AMPELOCISSUS ERDVENDBERGIANA, clusters of immature grapes

Those are immature. A bunch of ripe one is shown below:

AMPELOCISSUS ERDVENDBERGIANA, cluster of mature red grapes

In that cluster, the bright red grapes are still too hard and bitter to taste good. The darker, purple or "grape-colored" ones are as sweet and tasty as you'd want, though compared to store-bought grapes their seeds were fairly large in relation to their flesh, as you can see below:

AMPELOCISSUS ERDVENDBERGIANA, seeds inside open grape

Leaves are shown below:

Ampelocissus, leaves

The leaves' undersides are soft-hairy and silvery, as shown close-up below:

AMPELOCISSUS ERDVENDBERGIANA, hair and glands on leaf undersurface

NOTE: At first I identified this as the Caribbean Grape, Vitis tiliifolia, because on the Internet other pictures like ours were identified as that. However, Jean-Benoit Peltier in Montpellier, France wrote saying that it looked like an Ampelocissus, with which I agreed.

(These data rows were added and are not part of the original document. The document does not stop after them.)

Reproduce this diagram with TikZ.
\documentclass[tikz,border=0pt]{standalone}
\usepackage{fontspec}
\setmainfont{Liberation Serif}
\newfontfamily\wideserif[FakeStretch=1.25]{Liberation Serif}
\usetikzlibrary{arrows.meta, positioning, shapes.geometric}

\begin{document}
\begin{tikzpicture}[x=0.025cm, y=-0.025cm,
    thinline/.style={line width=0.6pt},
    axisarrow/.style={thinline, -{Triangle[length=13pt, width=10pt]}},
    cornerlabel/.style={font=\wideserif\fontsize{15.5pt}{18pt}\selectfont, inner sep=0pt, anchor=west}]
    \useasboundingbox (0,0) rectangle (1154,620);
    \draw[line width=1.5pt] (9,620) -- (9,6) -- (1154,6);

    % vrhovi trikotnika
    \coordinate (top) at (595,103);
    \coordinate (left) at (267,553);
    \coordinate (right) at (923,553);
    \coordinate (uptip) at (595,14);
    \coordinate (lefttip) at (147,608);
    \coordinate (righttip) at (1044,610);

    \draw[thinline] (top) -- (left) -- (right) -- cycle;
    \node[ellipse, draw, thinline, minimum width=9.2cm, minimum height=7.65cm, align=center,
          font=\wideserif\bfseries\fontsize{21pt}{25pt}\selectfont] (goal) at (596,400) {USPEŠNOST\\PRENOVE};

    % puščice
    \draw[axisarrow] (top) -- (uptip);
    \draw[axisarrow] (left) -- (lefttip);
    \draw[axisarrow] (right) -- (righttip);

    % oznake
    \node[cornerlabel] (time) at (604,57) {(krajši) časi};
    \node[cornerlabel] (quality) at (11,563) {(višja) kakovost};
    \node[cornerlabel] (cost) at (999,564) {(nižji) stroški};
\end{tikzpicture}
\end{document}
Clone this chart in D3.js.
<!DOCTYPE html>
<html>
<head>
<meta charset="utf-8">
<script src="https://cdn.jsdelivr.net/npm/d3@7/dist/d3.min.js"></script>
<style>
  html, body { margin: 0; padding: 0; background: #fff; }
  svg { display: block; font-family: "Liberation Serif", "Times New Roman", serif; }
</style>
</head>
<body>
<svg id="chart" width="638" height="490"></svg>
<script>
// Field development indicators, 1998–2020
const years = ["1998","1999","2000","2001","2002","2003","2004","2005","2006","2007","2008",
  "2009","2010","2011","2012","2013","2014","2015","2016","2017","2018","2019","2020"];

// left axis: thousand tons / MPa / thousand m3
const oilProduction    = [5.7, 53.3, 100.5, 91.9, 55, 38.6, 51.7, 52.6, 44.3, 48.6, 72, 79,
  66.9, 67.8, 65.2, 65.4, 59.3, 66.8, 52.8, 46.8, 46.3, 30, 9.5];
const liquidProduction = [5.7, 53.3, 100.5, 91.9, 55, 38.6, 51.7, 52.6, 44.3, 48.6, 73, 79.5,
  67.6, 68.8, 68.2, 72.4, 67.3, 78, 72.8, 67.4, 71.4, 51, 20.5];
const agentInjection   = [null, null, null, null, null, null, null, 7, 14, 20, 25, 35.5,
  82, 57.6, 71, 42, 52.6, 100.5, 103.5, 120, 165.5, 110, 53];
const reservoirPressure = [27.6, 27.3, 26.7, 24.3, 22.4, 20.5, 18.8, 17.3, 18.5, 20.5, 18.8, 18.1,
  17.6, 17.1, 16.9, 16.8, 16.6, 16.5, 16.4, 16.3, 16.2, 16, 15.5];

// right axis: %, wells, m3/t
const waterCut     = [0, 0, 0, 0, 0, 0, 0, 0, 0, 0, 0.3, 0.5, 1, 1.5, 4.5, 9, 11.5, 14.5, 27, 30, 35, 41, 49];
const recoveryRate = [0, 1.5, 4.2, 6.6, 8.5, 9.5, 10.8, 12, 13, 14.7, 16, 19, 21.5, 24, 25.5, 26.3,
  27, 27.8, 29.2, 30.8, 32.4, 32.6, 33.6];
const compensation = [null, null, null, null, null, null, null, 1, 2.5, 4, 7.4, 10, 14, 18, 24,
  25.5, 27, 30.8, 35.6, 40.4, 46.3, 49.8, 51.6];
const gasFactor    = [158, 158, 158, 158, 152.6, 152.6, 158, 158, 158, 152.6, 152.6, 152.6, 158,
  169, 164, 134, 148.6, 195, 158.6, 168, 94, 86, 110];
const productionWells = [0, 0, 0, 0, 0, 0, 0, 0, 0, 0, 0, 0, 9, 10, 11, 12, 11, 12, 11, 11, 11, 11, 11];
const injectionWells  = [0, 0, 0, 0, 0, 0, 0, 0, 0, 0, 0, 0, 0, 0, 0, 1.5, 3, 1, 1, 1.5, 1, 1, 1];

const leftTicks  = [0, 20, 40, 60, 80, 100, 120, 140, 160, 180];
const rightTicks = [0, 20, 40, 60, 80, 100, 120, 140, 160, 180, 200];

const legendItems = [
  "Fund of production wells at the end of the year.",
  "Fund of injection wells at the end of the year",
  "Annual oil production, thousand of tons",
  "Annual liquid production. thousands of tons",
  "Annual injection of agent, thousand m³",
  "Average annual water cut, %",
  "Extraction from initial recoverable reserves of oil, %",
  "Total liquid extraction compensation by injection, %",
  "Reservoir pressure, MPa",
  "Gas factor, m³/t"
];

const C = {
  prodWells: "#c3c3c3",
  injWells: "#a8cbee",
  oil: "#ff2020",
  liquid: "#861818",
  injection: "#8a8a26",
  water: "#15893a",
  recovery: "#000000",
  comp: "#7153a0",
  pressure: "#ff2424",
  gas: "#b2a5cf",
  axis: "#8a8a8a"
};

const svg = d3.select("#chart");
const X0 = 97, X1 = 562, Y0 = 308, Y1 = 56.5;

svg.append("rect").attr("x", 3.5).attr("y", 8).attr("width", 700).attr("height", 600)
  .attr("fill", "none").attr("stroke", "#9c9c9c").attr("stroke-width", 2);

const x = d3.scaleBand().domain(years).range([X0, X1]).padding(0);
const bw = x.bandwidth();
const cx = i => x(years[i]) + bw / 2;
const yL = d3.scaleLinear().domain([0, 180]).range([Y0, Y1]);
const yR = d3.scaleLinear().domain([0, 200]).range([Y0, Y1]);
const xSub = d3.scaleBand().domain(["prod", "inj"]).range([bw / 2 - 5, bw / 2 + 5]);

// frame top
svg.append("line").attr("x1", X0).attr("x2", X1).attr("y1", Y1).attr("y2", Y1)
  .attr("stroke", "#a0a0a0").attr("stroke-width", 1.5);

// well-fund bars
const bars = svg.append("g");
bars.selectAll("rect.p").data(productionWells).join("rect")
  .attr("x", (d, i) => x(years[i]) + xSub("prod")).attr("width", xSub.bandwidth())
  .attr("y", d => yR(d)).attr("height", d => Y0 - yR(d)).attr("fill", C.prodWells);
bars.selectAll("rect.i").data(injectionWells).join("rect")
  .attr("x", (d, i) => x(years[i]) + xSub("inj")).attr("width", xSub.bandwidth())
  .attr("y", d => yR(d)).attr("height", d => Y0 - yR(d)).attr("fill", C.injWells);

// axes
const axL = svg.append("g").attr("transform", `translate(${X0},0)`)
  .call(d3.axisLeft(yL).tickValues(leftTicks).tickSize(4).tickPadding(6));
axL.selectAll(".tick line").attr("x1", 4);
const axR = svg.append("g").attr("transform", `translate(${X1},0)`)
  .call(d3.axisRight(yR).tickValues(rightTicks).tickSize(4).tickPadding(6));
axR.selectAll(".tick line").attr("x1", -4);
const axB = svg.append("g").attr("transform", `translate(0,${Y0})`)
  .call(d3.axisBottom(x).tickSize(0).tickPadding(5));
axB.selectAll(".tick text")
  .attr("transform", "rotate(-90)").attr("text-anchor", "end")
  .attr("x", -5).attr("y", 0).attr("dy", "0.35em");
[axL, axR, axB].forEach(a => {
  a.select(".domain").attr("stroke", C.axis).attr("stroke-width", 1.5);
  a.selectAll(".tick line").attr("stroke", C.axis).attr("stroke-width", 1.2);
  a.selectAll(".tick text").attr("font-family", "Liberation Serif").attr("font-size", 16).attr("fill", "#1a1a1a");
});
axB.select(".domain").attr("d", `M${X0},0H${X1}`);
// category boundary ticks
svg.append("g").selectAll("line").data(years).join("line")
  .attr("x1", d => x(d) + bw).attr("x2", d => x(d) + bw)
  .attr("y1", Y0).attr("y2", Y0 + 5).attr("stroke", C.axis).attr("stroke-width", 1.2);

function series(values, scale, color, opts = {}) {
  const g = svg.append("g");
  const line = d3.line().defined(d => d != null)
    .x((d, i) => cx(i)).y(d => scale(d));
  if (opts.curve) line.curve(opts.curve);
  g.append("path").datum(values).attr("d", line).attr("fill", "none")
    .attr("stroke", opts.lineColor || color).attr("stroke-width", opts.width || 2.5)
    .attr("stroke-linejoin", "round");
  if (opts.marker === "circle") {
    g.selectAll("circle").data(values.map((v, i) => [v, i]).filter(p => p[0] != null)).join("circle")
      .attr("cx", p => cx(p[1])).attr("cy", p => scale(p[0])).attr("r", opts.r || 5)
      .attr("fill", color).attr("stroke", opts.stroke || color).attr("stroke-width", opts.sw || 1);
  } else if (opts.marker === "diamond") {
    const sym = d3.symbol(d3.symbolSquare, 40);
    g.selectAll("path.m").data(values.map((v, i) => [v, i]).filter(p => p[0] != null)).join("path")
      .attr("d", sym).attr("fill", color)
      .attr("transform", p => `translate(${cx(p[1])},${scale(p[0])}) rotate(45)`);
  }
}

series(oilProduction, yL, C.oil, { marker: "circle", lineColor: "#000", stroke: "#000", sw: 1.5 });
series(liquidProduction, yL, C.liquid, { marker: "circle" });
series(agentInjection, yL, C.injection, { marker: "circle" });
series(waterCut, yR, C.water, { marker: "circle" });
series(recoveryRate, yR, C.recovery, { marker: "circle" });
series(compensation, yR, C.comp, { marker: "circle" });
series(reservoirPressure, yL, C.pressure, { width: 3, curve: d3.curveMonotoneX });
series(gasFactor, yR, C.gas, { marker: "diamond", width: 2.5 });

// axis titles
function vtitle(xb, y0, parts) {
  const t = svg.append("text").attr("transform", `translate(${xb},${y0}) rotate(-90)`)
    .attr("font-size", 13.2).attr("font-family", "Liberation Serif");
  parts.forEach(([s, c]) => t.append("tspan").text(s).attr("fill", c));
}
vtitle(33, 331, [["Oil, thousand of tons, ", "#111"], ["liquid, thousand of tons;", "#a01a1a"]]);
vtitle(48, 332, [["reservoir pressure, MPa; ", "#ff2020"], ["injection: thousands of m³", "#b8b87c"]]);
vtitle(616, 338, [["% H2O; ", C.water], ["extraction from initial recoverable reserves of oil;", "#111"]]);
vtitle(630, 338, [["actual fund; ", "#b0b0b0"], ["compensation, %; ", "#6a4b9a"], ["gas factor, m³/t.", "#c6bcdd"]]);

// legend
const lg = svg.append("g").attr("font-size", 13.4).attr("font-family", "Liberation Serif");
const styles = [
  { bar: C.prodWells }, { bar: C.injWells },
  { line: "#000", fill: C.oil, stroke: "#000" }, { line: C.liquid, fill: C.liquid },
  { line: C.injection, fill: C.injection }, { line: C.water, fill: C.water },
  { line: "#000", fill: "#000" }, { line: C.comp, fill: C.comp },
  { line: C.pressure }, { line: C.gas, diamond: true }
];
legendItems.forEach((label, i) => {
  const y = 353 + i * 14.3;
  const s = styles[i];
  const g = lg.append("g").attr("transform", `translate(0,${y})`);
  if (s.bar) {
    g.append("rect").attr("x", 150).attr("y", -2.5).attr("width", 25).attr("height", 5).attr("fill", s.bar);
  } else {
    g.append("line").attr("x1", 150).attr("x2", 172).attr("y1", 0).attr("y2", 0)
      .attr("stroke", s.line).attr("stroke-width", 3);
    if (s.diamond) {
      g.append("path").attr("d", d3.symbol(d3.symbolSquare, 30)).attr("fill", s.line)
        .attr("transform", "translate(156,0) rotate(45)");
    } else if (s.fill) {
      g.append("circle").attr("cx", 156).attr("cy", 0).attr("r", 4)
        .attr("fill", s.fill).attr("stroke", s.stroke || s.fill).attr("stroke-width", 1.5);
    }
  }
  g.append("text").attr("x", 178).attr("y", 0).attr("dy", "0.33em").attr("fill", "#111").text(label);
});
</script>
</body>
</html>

Jean-Benoit directed Julio Lombardi in São Palo, Brazil, an expert in tropical American grapevine species, to this page, who identified it as an Ampelocissus, perhaps A. erdvendbergiana, which has been documented for the Yucatan. Says Dr. Lombardi: "On internet, it is very confused."
Along the leaf's midrib crossing the image's center you can barely see among the taller pale hairs very short, honey-colored stalked glands.

This species is fairly common in the forest surrounding the rancho, but normally it doesn't grow in dense shade and doesn't produce much.